*Your goal*
Write out the entire listing below exactly as it appears, minus any pictures.

*Data lines*
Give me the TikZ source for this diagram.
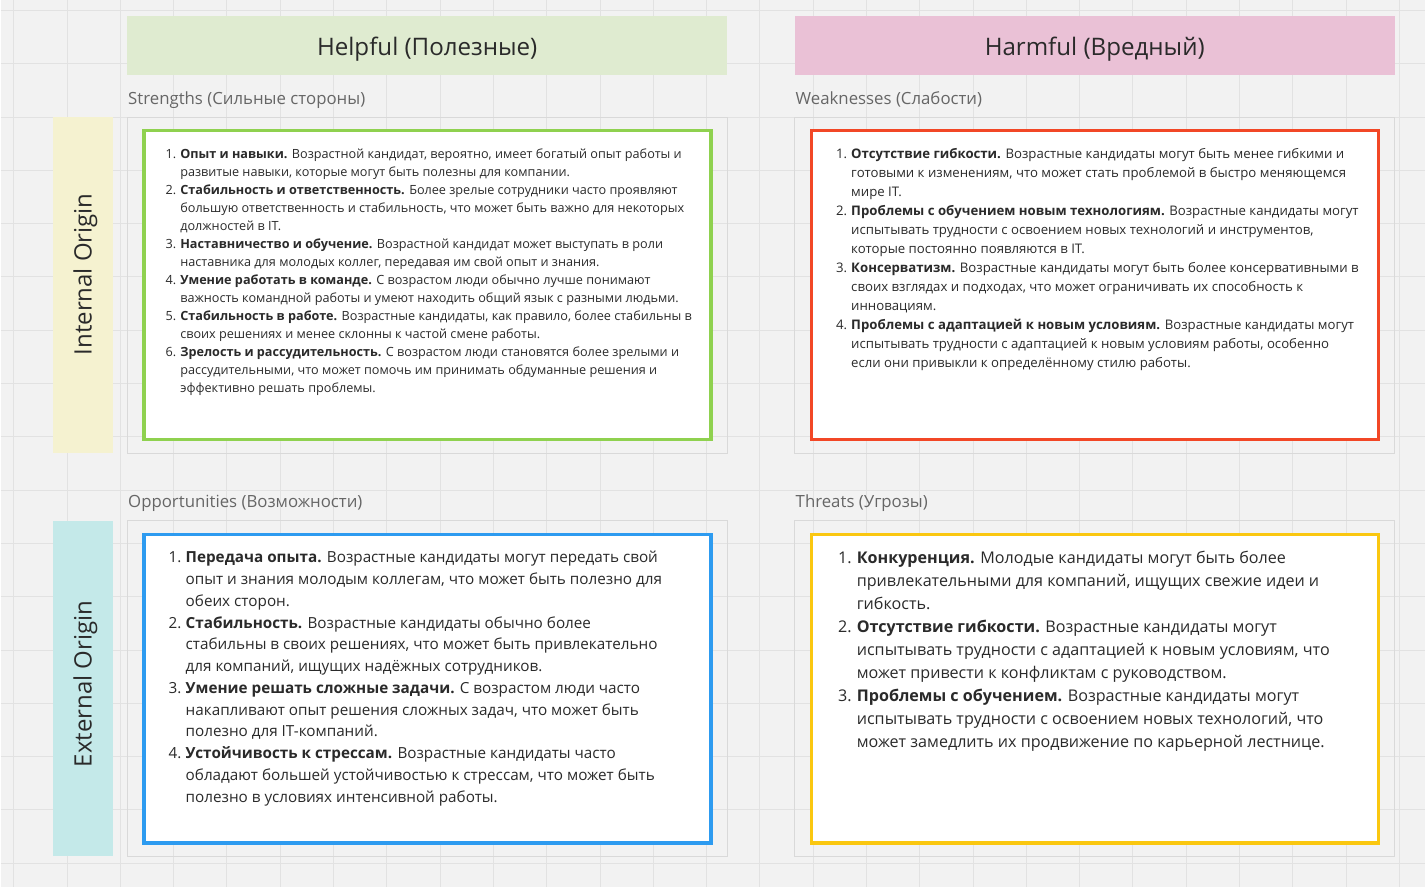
\documentclass[tikz,border=0pt]{standalone}
\usepackage{fontspec}
\setmainfont{Open Sans}
\usepackage{array}
\definecolor{bgc}{HTML}{F2F2F2}
\definecolor{gridc}{HTML}{E2E2E2}
\definecolor{framec}{HTML}{D9D9D9}
\definecolor{helpc}{HTML}{DFEBD0}
\definecolor{harmc}{HTML}{EAC1D6}
\definecolor{intc}{HTML}{F5F2D0}
\definecolor{extc}{HTML}{C4E9E9}
\definecolor{sgreen}{HTML}{8FD14F}
\definecolor{wred}{HTML}{F24726}
\definecolor{oblue}{HTML}{2D9BF0}
\definecolor{tyellow}{HTML}{FAC710}
\definecolor{labc}{HTML}{666666}
\definecolor{txtc}{HTML}{2A2A2A}
\newlength\swnumw
\newcommand\swotlist[2]{\setlength\swnumw{#1}\begin{tabular}[t]{@{}p{\swnumw}@{}l@{}}#2\end{tabular}}
\begin{document}
\begin{tikzpicture}[x=0.75pt,y=-0.75pt,
  header/.style={minimum width=450pt,minimum height=44.25pt,inner sep=0pt},
  headtext/.style={inner sep=0pt,font=\fontsize{18.1pt}{22pt}\selectfont,text=txtc},
  sidebar/.style={minimum width=45pt,minimum height=252pt,inner sep=0pt},
  sidetext/.style={rotate=90,inner sep=0pt,font=\fontsize{18pt}{22pt}\selectfont,text=txtc},
  seclabel/.style={anchor=base west,inner sep=0pt,font=\fontsize{12.6pt}{15pt}\selectfont,text=labc},
  frame/.style={draw=framec,line width=0.75pt,minimum width=450pt,minimum height=252pt,inner sep=0pt},
  card/.style={fill=white,line width=2.4pt,minimum width=425.6pt,minimum height=231.4pt,inner sep=0pt},
  smalltxt/.style={anchor=base west,inner sep=0pt,text=txtc,font=\fontsize{9.5pt}{13.5pt}\selectfont},
  bigtxt/.style={anchor=base west,inner sep=0pt,text=txtc,font=\fontsize{11.45pt}{16.36pt}\selectfont}
]
% background and grid
\fill[bgc] (0,0) rectangle (1425,887);
\foreach \k in {0,...,26} {\draw[gridc,line width=0.75pt] ({13.3+53.33*\k},0) -- ({13.3+53.33*\k},887);}
\foreach \k in {0,...,16} {\draw[gridc,line width=0.75pt] (0,{10+53.33*\k}) -- (1425,{10+53.33*\k});}
\useasboundingbox (0,0) rectangle (1425,887);

% headers
\node[header,fill=helpc] (helpful) at (427,45.5) {};
\node[headtext] (helpfultext) at (427,48.5) {Helpful (Полезные)};
\node[header,fill=harmc] (harmful) at (1095,45.5) {};
\node[headtext] (harmfultext) at (1095,48.5) {Harmful (Вредный)};

% side bars
\node[sidebar,fill=intc] (intbar) at (83,285) {};
\node[sidetext] (inttext) at (85,274) {Internal Origin};
\node[sidebar,fill=extc] (extbar) at (83,688.5) {};
\node[sidetext] (exttext) at (85,684) {External Origin};

% section labels
\node[seclabel] (lstr) at (127.5,104) {Strengths (Сильные стороны)};
\node[seclabel] (lweak) at (795.5,104) {Weaknesses (Слабости)};
\node[seclabel] (lopp) at (127.5,507) {Opportunities (Возможности)};
\node[seclabel] (lthr) at (795.5,507) {Threats (Угрозы)};

% frames
\node[frame] (fstr) at (427,285) {};
\node[frame] (fweak) at (1095,285) {};
\node[frame] (fopp) at (427,688.5) {};
\node[frame] (fthr) at (1095,688.5) {};

% cards
\node[card,draw=sgreen] (cstr) at (427.25,284.75) {};
\node[card,draw=wred] (cweak) at (1095.25,284.75) {};
\node[card,draw=oblue] (copp) at (427.25,688.75) {};
\node[card,draw=tyellow] (cthr) at (1095.25,688.75) {};

% texts
\node[smalltxt] (tstr) at (165,158) {\swotlist{11pt}{%
1. & \textbf{Опыт и навыки.} Возрастной кандидат, вероятно, имеет богатый опыт работы и\\
 & развитые навыки, которые могут быть полезны для компании.\\
2. & \textbf{Стабильность и ответственность.} Более зрелые сотрудники часто проявляют\\
 & большую ответственность и стабильность, что может быть важно для некоторых\\
 & должностей в IT.\\
3. & \textbf{Наставничество и обучение.} Возрастной кандидат может выступать в роли\\
 & наставника для молодых коллег, передавая им свой опыт и знания.\\
4. & \textbf{Умение работать в команде.} С возрастом люди обычно лучше понимают\\
 & важность командной работы и умеют находить общий язык с разными людьми.\\
5. & \textbf{Стабильность в работе.} Возрастные кандидаты, как правило, более стабильны в\\
 & своих решениях и менее склонны к частой смене работы.\\
6. & \textbf{Зрелость и рассудительность.} С возрастом люди становятся более зрелыми и\\
 & рассудительными, что может помочь им принимать обдуманные решения и\\
 & эффективно решать проблемы.}};

\node[smalltxt,font=\fontsize{9.9pt}{14.2pt}\selectfont] (tweak) at (836,158.5) {\swotlist{11.3pt}{%
1. & \textbf{Отсутствие гибкости.} Возрастные кандидаты могут быть менее гибкими и\\
 & готовыми к изменениям, что может стать проблемой в быстро меняющемся\\
 & мире IT.\\
2. & \textbf{Проблемы с обучением новым технологиям.} Возрастные кандидаты могут\\
 & испытывать трудности с освоением новых технологий и инструментов,\\
 & которые постоянно появляются в IT.\\
3. & \textbf{Консерватизм.} Возрастные кандидаты могут быть более консервативными в\\
 & своих взглядах и подходах, что может ограничивать их способность к\\
 & инновациям.\\
4. & \textbf{Проблемы с адаптацией к новым условиям.} Возрастные кандидаты могут\\
 & испытывать трудности с адаптацией к новым условиям работы, особенно\\
 & если они привыкли к определённому стилю работы.}};

\node[bigtxt] (topp) at (168,562.5) {\swotlist{12.8pt}{%
1. & \textbf{Передача опыта.} Возрастные кандидаты могут передать свой\\
 & опыт и знания молодым коллегам, что может быть полезно для\\
 & обеих сторон.\\
2. & \textbf{Стабильность.} Возрастные кандидаты обычно более\\
 & стабильны в своих решениях, что может быть привлекательно\\
 & для компаний, ищущих надёжных сотрудников.\\
3. & \textbf{Умение решать сложные задачи.} С возрастом люди часто\\
 & накапливают опыт решения сложных задач, что может быть\\
 & полезно для IT-компаний.\\
4. & \textbf{Устойчивость к стрессам.} Возрастные кандидаты часто\\
 & обладают большей устойчивостью к стрессам, что может быть\\
 & полезно в условиях интенсивной работы.}};

\node[bigtxt,font=\fontsize{12.1pt}{17.3pt}\selectfont] (tthr) at (838,563) {\swotlist{14pt}{%
1. & \textbf{Конкуренция.} Молодые кандидаты могут быть более\\
 & привлекательными для компаний, ищущих свежие идеи и\\
 & гибкость.\\
2. & \textbf{Отсутствие гибкости.} Возрастные кандидаты могут\\
 & испытывать трудности с адаптацией к новым условиям, что\\
 & может привести к конфликтам с руководством.\\
3. & \textbf{Проблемы с обучением.} Возрастные кандидаты могут\\
 & испытывать трудности с освоением новых технологий, что\\
 & может замедлить их продвижение по карьерной лестнице.}};
\end{tikzpicture}
\end{document}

*Task output*
Give me the TikZ source for this diagram.
\documentclass[tikz,border=0pt]{standalone}
\usepackage{fontspec}
\setmainfont{Open Sans}
\usepackage{array}
\definecolor{bgc}{HTML}{F2F2F2}
\definecolor{gridc}{HTML}{E2E2E2}
\definecolor{framec}{HTML}{D9D9D9}
\definecolor{helpc}{HTML}{DFEBD0}
\definecolor{harmc}{HTML}{EAC1D6}
\definecolor{intc}{HTML}{F5F2D0}
\definecolor{extc}{HTML}{C4E9E9}
\definecolor{sgreen}{HTML}{8FD14F}
\definecolor{wred}{HTML}{F24726}
\definecolor{oblue}{HTML}{2D9BF0}
\definecolor{tyellow}{HTML}{FAC710}
\definecolor{labc}{HTML}{666666}
\definecolor{txtc}{HTML}{2A2A2A}
\newlength\swnumw
\newcommand\swotlist[2]{\setlength\swnumw{#1}\begin{tabular}[t]{@{}p{\swnumw}@{}l@{}}#2\end{tabular}}
\begin{document}
\begin{tikzpicture}[x=0.75pt,y=-0.75pt,
  header/.style={minimum width=450pt,minimum height=44.25pt,inner sep=0pt},
  headtext/.style={inner sep=0pt,font=\fontsize{18.1pt}{22pt}\selectfont,text=txtc},
  sidebar/.style={minimum width=45pt,minimum height=252pt,inner sep=0pt},
  sidetext/.style={rotate=90,inner sep=0pt,font=\fontsize{18pt}{22pt}\selectfont,text=txtc},
  seclabel/.style={anchor=base west,inner sep=0pt,font=\fontsize{12.6pt}{15pt}\selectfont,text=labc},
  frame/.style={draw=framec,line width=0.75pt,minimum width=450pt,minimum height=252pt,inner sep=0pt},
  card/.style={fill=white,line width=2.4pt,minimum width=425.6pt,minimum height=231.4pt,inner sep=0pt},
  smalltxt/.style={anchor=base west,inner sep=0pt,text=txtc,font=\fontsize{9.5pt}{13.5pt}\selectfont},
  bigtxt/.style={anchor=base west,inner sep=0pt,text=txtc,font=\fontsize{11.45pt}{16.36pt}\selectfont}
]
% background and grid
\fill[bgc] (0,0) rectangle (1425,887);
\foreach \k in {0,...,26} {\draw[gridc,line width=0.75pt] ({13.3+53.33*\k},0) -- ({13.3+53.33*\k},887);}
\foreach \k in {0,...,16} {\draw[gridc,line width=0.75pt] (0,{10+53.33*\k}) -- (1425,{10+53.33*\k});}
\useasboundingbox (0,0) rectangle (1425,887);

% headers
\node[header,fill=helpc] (helpful) at (427,45.5) {};
\node[headtext] (helpfultext) at (427,48.5) {Helpful (Полезные)};
\node[header,fill=harmc] (harmful) at (1095,45.5) {};
\node[headtext] (harmfultext) at (1095,48.5) {Harmful (Вредный)};

% side bars
\node[sidebar,fill=intc] (intbar) at (83,285) {};
\node[sidetext] (inttext) at (85,274) {Internal Origin};
\node[sidebar,fill=extc] (extbar) at (83,688.5) {};
\node[sidetext] (exttext) at (85,684) {External Origin};

% section labels
\node[seclabel] (lstr) at (127.5,104) {Strengths (Сильные стороны)};
\node[seclabel] (lweak) at (795.5,104) {Weaknesses (Слабости)};
\node[seclabel] (lopp) at (127.5,507) {Opportunities (Возможности)};
\node[seclabel] (lthr) at (795.5,507) {Threats (Угрозы)};

% frames
\node[frame] (fstr) at (427,285) {};
\node[frame] (fweak) at (1095,285) {};
\node[frame] (fopp) at (427,688.5) {};
\node[frame] (fthr) at (1095,688.5) {};

% cards
\node[card,draw=sgreen] (cstr) at (427.25,284.75) {};
\node[card,draw=wred] (cweak) at (1095.25,284.75) {};
\node[card,draw=oblue] (copp) at (427.25,688.75) {};
\node[card,draw=tyellow] (cthr) at (1095.25,688.75) {};

% texts
\node[smalltxt] (tstr) at (165,158) {\swotlist{11pt}{%
1. & \textbf{Опыт и навыки.} Возрастной кандидат, вероятно, имеет богатый опыт работы и\\
 & развитые навыки, которые могут быть полезны для компании.\\
2. & \textbf{Стабильность и ответственность.} Более зрелые сотрудники часто проявляют\\
 & большую ответственность и стабильность, что может быть важно для некоторых\\
 & должностей в IT.\\
3. & \textbf{Наставничество и обучение.} Возрастной кандидат может выступать в роли\\
 & наставника для молодых коллег, передавая им свой опыт и знания.\\
4. & \textbf{Умение работать в команде.} С возрастом люди обычно лучше понимают\\
 & важность командной работы и умеют находить общий язык с разными людьми.\\
5. & \textbf{Стабильность в работе.} Возрастные кандидаты, как правило, более стабильны в\\
 & своих решениях и менее склонны к частой смене работы.\\
6. & \textbf{Зрелость и рассудительность.} С возрастом люди становятся более зрелыми и\\
 & рассудительными, что может помочь им принимать обдуманные решения и\\
 & эффективно решать проблемы.}};

\node[smalltxt,font=\fontsize{9.9pt}{14.2pt}\selectfont] (tweak) at (836,158.5) {\swotlist{11.3pt}{%
1. & \textbf{Отсутствие гибкости.} Возрастные кандидаты могут быть менее гибкими и\\
 & готовыми к изменениям, что может стать проблемой в быстро меняющемся\\
 & мире IT.\\
2. & \textbf{Проблемы с обучением новым технологиям.} Возрастные кандидаты могут\\
 & испытывать трудности с освоением новых технологий и инструментов,\\
 & которые постоянно появляются в IT.\\
3. & \textbf{Консерватизм.} Возрастные кандидаты могут быть более консервативными в\\
 & своих взглядах и подходах, что может ограничивать их способность к\\
 & инновациям.\\
4. & \textbf{Проблемы с адаптацией к новым условиям.} Возрастные кандидаты могут\\
 & испытывать трудности с адаптацией к новым условиям работы, особенно\\
 & если они привыкли к определённому стилю работы.}};

\node[bigtxt] (topp) at (168,562.5) {\swotlist{12.8pt}{%
1. & \textbf{Передача опыта.} Возрастные кандидаты могут передать свой\\
 & опыт и знания молодым коллегам, что может быть полезно для\\
 & обеих сторон.\\
2. & \textbf{Стабильность.} Возрастные кандидаты обычно более\\
 & стабильны в своих решениях, что может быть привлекательно\\
 & для компаний, ищущих надёжных сотрудников.\\
3. & \textbf{Умение решать сложные задачи.} С возрастом люди часто\\
 & накапливают опыт решения сложных задач, что может быть\\
 & полезно для IT-компаний.\\
4. & \textbf{Устойчивость к стрессам.} Возрастные кандидаты часто\\
 & обладают большей устойчивостью к стрессам, что может быть\\
 & полезно в условиях интенсивной работы.}};

\node[bigtxt,font=\fontsize{12.1pt}{17.3pt}\selectfont] (tthr) at (838,563) {\swotlist{14pt}{%
1. & \textbf{Конкуренция.} Молодые кандидаты могут быть более\\
 & привлекательными для компаний, ищущих свежие идеи и\\
 & гибкость.\\
2. & \textbf{Отсутствие гибкости.} Возрастные кандидаты могут\\
 & испытывать трудности с адаптацией к новым условиям, что\\
 & может привести к конфликтам с руководством.\\
3. & \textbf{Проблемы с обучением.} Возрастные кандидаты могут\\
 & испытывать трудности с освоением новых технологий, что\\
 & может замедлить их продвижение по карьерной лестнице.}};
\end{tikzpicture}
\end{document}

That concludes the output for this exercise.